New Jersey Governor Proposes Record Budget with Tax Increases

April 12, 2024

The Return of the Corporate Tax Surcharge in New Jersey

In an unexpected twist, New Jersey finds itself at a financial crossroads as Governor Phil Murphy’s budget proposal signals a shift back to tax increases. The state, which had just seen the sunset of its corporate income tax surcharge, is now facing its potential resurrection. This surcharge had previously given New Jersey the dubious distinction of having the highest corporate tax rate across all fifty states.

Businesses in New Jersey are already under pressure, with many choosing to relocate due to the state’s fiscal policies. The timing for reintroducing the corporate tax surcharge could not be more inopportune, especially as neighboring Pennsylvania embarks on a journey to significantly reduce its own corporate tax rate to 5.99%. This move by New Jersey threatens to exacerbate the state’s competitive disadvantage in attracting and retaining businesses.

Adding to the business community’s concerns is the proposed “truck traffic excise fee,” estimated to cost a hefty $10 million annually. This fee is poised to increase shipping costs, which would ripple through the economy and potentially inflate prices for consumers at a time when inflation remains a persistent challenge.

The Governor’s budgetary strategy appears to be at odds with his earlier campaign promises where he assured voters that he would not pursue further tax hikes. Despite this pledge, the proposed tax increases are aimed at supporting a budget that has swelled state spending by an astonishing 60%. Even with these tax hikes, New Jersey is projected to grapple with a structural deficit.

At the heart of the budget controversy is the manipulation of the Debt Defeasance and Prevention Fund. This fund, originally established to reduce New Jersey’s considerable bonded debt, is now being eyed for a nearly $600 million diversion to the general fund—a move that could undermine its purpose of debt relief and capital project funding.

Moreover, Governor Murphy’s budget proposal boldly seeks legislative approval for an annual spending increase to nearly $56 billion, overshooting anticipated tax revenues by approximately $2 billion. This gap underscores a pattern of rising expenditures without a corresponding increase in revenue under Murphy’s administration.

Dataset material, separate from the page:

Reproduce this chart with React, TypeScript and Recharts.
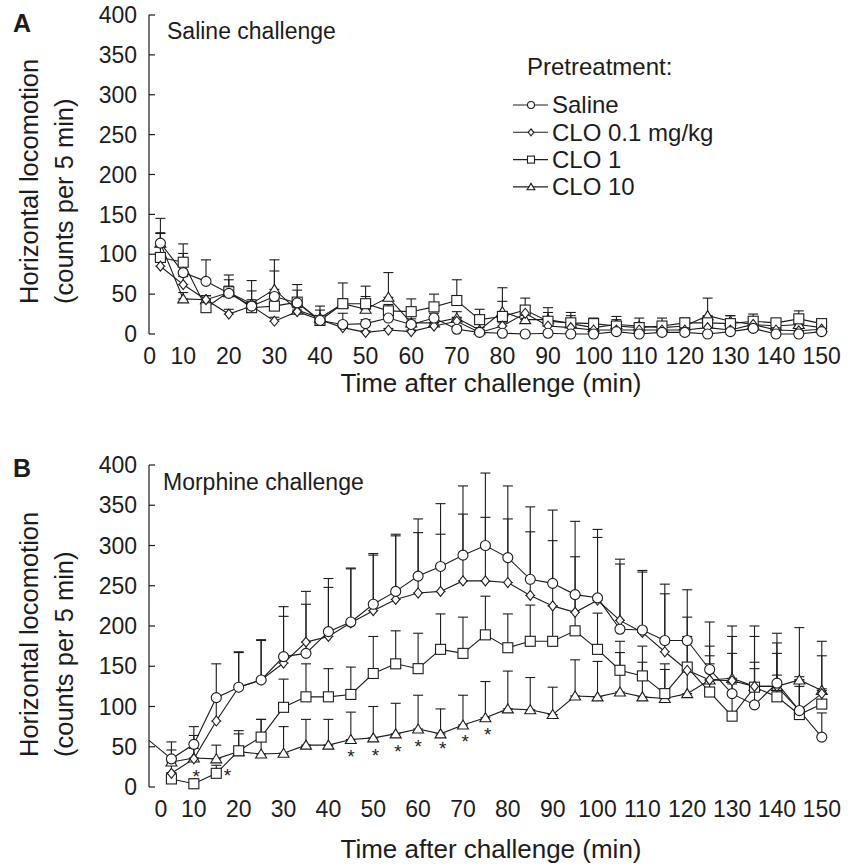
import React from "react";
import { ComposedChart, Line, XAxis, YAxis, ErrorBar, Scatter, Legend, Label } from "recharts";

const FONT = '"Liberation Sans", Arial, Helvetica, sans-serif';
const INK = "#1c1c1c";

// time after challenge (min)
const times = [5, 10, 15, 20, 25, 30, 35, 40, 45, 50, 55, 60, 65, 70, 75, 80, 85, 90, 95, 100, 105, 110, 115, 120, 125, 130, 135, 140, 145, 150];
const xLabels = [0, 10, 20, 30, 40, 50, 60, 70, 80, 90, 100, 110, 120, 130, 140, 150];
const yTicks = [0, 50, 100, 150, 200, 250, 300, 350, 400];
// tick marks sit between the 5-min bins
const xTickMarks = times.map((t) => t + 2.5);

// A: saline challenge
const salineA = [114, 77, 66, 51, 35, 47, 39, 17, 12, 13, 20, 12, 20, 6, 2, 1, 0, 1, 0, 0, 3, 0, 2, 2, 0, 3, 7, 0, 0, 3];
const salineAErr = [31, 24, 27, 17, 8, 32, 16, 5, 14, 5, 5, 4, 6, 4, 3, 2, 2, 2, 2, 2, 3, 2, 3, 3, 2, 3, 4, 2, 2, 3];
const clo01A = [85, 62, 43, 25, 35, 16, 28, 18, 8, 2, 5, 3, 10, 16, 2, 10, 26, 10, 8, 5, 5, 5, 5, 5, 8, 5, 12, 5, 4, 6];
const clo01AErr = [10, 10, 5, 6, 6, 5, 5, 4, 3, 2, 2, 2, 4, 5, 2, 4, 8, 5, 4, 3, 3, 3, 3, 3, 4, 3, 5, 3, 3, 3];
const clo1A = [96, 90, 33, 53, 33, 35, 40, 17, 38, 38, 29, 28, 34, 42, 18, 22, 30, 16, 14, 13, 10, 8, 10, 14, 14, 13, 16, 14, 19, 13];
const clo1AErr = [31, 23, 8, 21, 21, 8, 22, 18, 26, 22, 8, 16, 16, 26, 13, 19, 15, 17, 13, 7, 8, 6, 10, 6, 8, 10, 9, 5, 10, 5];
const clo10A = [114, 44, 43, 52, 38, 56, 30, 20, 38, 31, 46, 14, 14, 20, 5, 28, 18, 18, 13, 8, 12, 10, 8, 10, 23, 16, 12, 10, 12, 8];
const clo10AErr = [12, 8, 5, 8, 29, 37, 6, 10, 6, 16, 31, 5, 8, 8, 3, 30, 7, 9, 10, 6, 10, 10, 6, 8, 22, 7, 8, 6, 6, 5];

// B: morphine challenge
const salineBStart = 58; // value at t = 0, drawn left of the axis
const salineB = [35, 53, 111, 124, 133, 162, 166, 193, 205, 227, 243, 262, 274, 288, 300, 285, 258, 253, 239, 235, 196, 195, 182, 182, 146, 116, 102, 129, 95, 62];
const salineBErr = [21, 22, 42, 44, 50, 62, 61, 66, 67, 63, 71, 71, 78, 86, 90, 89, 90, 91, 91, 85, 87, 74, 70, 63, 59, 50, 45, 62, 38, 30];
const clo01B = [17, 35, 82, 124, 133, 154, 180, 187, 204, 219, 233, 241, 243, 256, 256, 254, 238, 225, 217, 232, 207, 192, 168, 145, 133, 132, 125, 125, 95, 116];
const clo01BErr = [20, 29, 30, 43, 49, 58, 63, 61, 67, 69, 79, 75, 71, 83, 79, 79, 79, 81, 69, 78, 70, 75, 72, 66, 42, 55, 62, 54, 42, 47];
const clo1B = [10, 4, 17, 45, 62, 99, 112, 112, 115, 141, 153, 147, 171, 166, 189, 173, 181, 181, 194, 171, 145, 138, 116, 149, 118, 88, 124, 112, 90, 103];
const clo1BErr = [8, 6, 10, 25, 22, 35, 41, 35, 34, 46, 41, 44, 44, 45, 48, 42, 45, 44, 45, 45, 36, 37, 37, 38, 35, 40, 31, 27, 35, 19];
const clo10B = [31, 36, 35, 44, 41, 42, 52, 52, 59, 61, 66, 72, 66, 77, 86, 97, 96, 90, 113, 112, 118, 112, 110, 116, 133, 135, 125, 125, 133, 120];
const clo10BErr = [15, 12, 17, 22, 43, 33, 32, 32, 34, 39, 38, 42, 31, 37, 45, 47, 40, 34, 45, 44, 49, 43, 36, 37, 30, 65, 75, 41, 65, 61];

// significance asterisks (B)
const sigT = [10.5, 17.5, 45, 50.5, 55.5, 60, 65.5, 70.5, 75.5];
const sigV = [17, 19, 42, 43, 48, 55, 52, 61, 70];

type Shape = "circle" | "diamond" | "square" | "triangle";

const series: { key: string; name: string; shape: Shape }[] = [
  { key: "clo10", name: "CLO 10", shape: "triangle" },
  { key: "clo1", name: "CLO 1", shape: "square" },
  { key: "clo01", name: "CLO 0.1 mg/kg", shape: "diamond" },
  { key: "saline", name: "Saline", shape: "circle" },
];
const legendOrder = ["saline", "clo01", "clo1", "clo10"];

function build(s: number[], se: number[], d1: number[], d1e: number[], d2: number[], d2e: number[], d3: number[], d3e: number[]) {
  return times.map((t, i) => ({
    t,
    saline: s[i],
    salineErr: [0, se[i]],
    clo01: d1[i],
    clo01Err: [0, d1e[i]],
    clo1: d2[i],
    clo1Err: [0, d2e[i]],
    clo10: d3[i],
    clo10Err: [0, d3e[i]],
  }));
}

const dataA = build(salineA, salineAErr, clo01A, clo01AErr, clo1A, clo1AErr, clo10A, clo10AErr);
const dataB = [{ t: 0, saline: salineBStart } as any].concat(
  build(salineB, salineBErr, clo01B, clo01BErr, clo1B, clo1BErr, clo10B, clo10BErr)
);
const sigData = sigT.map((t, i) => ({ t, v: sigV[i] }));

function Marker({ shape, cx, cy, s = 1 }: { shape: Shape; cx: number; cy: number; s?: number }) {
  const common = { fill: "#fff", stroke: INK, strokeWidth: 1.1 };
  if (shape === "circle") return <circle cx={cx} cy={cy} r={5 * s} {...common} />;
  if (shape === "diamond")
    return <path d={`M${cx},${cy - 5 * s}L${cx + 4 * s},${cy}L${cx},${cy + 5 * s}L${cx - 4 * s},${cy}Z`} {...common} />;
  if (shape === "square") return <rect x={cx - 5 * s} y={cy - 5 * s} width={10 * s} height={10 * s} {...common} />;
  return <path d={`M${cx},${cy - 5 * s}L${cx + 5.5 * s},${cy + 4 * s}L${cx - 5.5 * s},${cy + 4 * s}Z`} {...common} />;
}

const makeDot = (shape: Shape) => (p: any) => {
  if (p.cx == null || p.cy == null || p.payload?.t === 0) return <g key={`d-${p.index}`} />;
  return <Marker key={`d-${p.index}`} shape={shape} cx={p.cx} cy={p.cy} />;
};

const XTick = (p: any) => {
  const v = p.payload.value;
  return (
    <text x={p.x + (v === 0 ? 12 : 0)} y={p.y} dy="0.71em" textAnchor="middle" fontSize={23} fontFamily={FONT} fill={INK}>
      {v}
    </text>
  );
};

const YLabel = (p: any) => {
  const vb = p.viewBox;
  const y0 = vb.y + vb.height - 30;
  return (
    <g fontFamily={FONT} fontSize={25.5} fill={INK}>
      <text x={38} y={y0} transform={`rotate(-90, 38, ${y0})`} textAnchor="start">
        Horizontal locomotion
      </text>
      <text x={73} y={y0} transform={`rotate(-90, 73, ${y0})`} textAnchor="start">
        (counts per 5 min)
      </text>
    </g>
  );
};

const LegendBox = () => (
  <svg width={240} height={160} style={{ display: "block" }}>
    <text x={22} y={25} fontFamily={FONT} fontSize={24} fill={INK}>
      Pretreatment:
    </text>
    {legendOrder.map((k, i) => {
      const s = series.find((x) => x.key === k)!;
      const cy = 55 + i * 27.3;
      return (
        <g key={k}>
          <line x1={8} x2={43} y1={cy} y2={cy} stroke={INK} strokeWidth={1.1} />
          <Marker shape={s.shape} cx={26} cy={cy} s={0.7} />
          <text x={47} y={cy + 8.3} fontFamily={FONT} fontSize={24} fill={INK}>
            {s.name}
          </text>
        </g>
      );
    })}
  </svg>
);

const Asterisk = (p: any) => (
  <text x={p.cx} y={p.cy + 10} textAnchor="middle" fontSize={19} fontFamily={FONT} fill={INK}>
    *
  </text>
);

function Panel({
  data,
  height,
  top,
  labelAxisH,
  labelOffset,
  letter,
  letterY,
  title,
  titleX,
  titleY,
  legend,
  sig,
}: any) {
  const axisStyle = { stroke: INK, strokeWidth: 1.2 };
  return (
    <ComposedChart width={849} height={height} data={data} margin={{ top, right: 16, bottom: 0, left: 0 }}>
      <XAxis
        xAxisId="m"
        dataKey="t"
        type="number"
        domain={[2.5, 152.5]}
        ticks={xTickMarks}
        interval={0}
        tick={false}
        tickSize={-7}
        height={0}
        axisLine={axisStyle}
        tickLine={axisStyle}
      />
      <XAxis
        xAxisId="l"
        dataKey="t"
        type="number"
        domain={[2.5, 152.5]}
        ticks={xLabels}
        interval={0}
        axisLine={false}
        tickLine={false}
        tickSize={6}
        tickMargin={8}
        tick={<XTick />}
        height={labelAxisH}
      >
        <Label
          value="Time after challenge (min)"
          position="insideBottom"
          offset={labelOffset}
          style={{ fontSize: 26, fontFamily: FONT, fill: INK }}
        />
      </XAxis>
      <YAxis
        yAxisId="y"
        type="number"
        domain={[0, 400]}
        ticks={yTicks}
        interval={0}
        width={149}
        tickSize={-6}
        tickMargin={18}
        axisLine={axisStyle}
        tickLine={axisStyle}
        tick={{ fontSize: 23, fontFamily: FONT, fill: INK }}
      >
        <Label content={YLabel} />
      </YAxis>
      {series.map((s) => (
        <Line
          key={s.key}
          xAxisId="m"
          yAxisId="y"
          dataKey={s.key}
          name={s.name}
          type="linear"
          stroke={INK}
          strokeWidth={1.1}
          dot={makeDot(s.shape)}
          activeDot={false}
          isAnimationActive={false}
        >
          <ErrorBar dataKey={`${s.key}Err`} direction="y" width={5} stroke={INK} strokeWidth={1.1} />
        </Line>
      ))}
      {sig && (
        <Scatter xAxisId="m" yAxisId="y" data={sigData} dataKey="v" shape={<Asterisk />} isAnimationActive={false} />
      )}
      {legend && (
        <Legend
          layout="vertical"
          align="center"
          verticalAlign="middle"
          content={<LegendBox />}
          wrapperStyle={{ left: 505, top: 50, width: 240, height: 160 }}
        />
      )}
      <text x={13} y={letterY} fontFamily={FONT} fontSize={25} fontWeight="bold" fill={INK}>
        {letter}
      </text>
      <text x={titleX} y={titleY} fontFamily={FONT} fontSize={23} fill={INK}>
        {title}
      </text>
    </ComposedChart>
  );
}

export default function App() {
  return (
    <div style={{ position: "absolute", left: 0, top: 0, width: 849, height: 865, background: "#fff" }}>
      <Panel
        data={dataA}
        height={430}
        top={15}
        labelAxisH={96}
        labelOffset={38}
        letter="A"
        letterY={32}
        title="Saline challenge"
        titleX={167}
        titleY={39}
        legend
      />
      <Panel
        data={dataB}
        height={435}
        top={35}
        labelAxisH={78}
        labelOffset={7}
        letter="B"
        letterY={47}
        title="Morphine challenge"
        titleX={163}
        titleY={60}
        sig
      />
    </div>
  );
}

While new debt prevention measures and spending hikes are on the table, including significant investments in infrastructure and public services, these come at a time when New Jersey faces a $1.8 billion structural deficit. The sustainability of such financial commitments remains a point of contention.

The budget also proposes property tax “relief” measures that effectively involve disbursing checks rather than addressing the root causes of New Jersey’s notoriously high property taxes. This approach continues a trend from Governor Murphy’s first term, which was marked by increasing budgets and annual tax hikes, culminating in over $2.778 billion in tax increases—not counting an additional $1.229 billion he proposed but did not enact.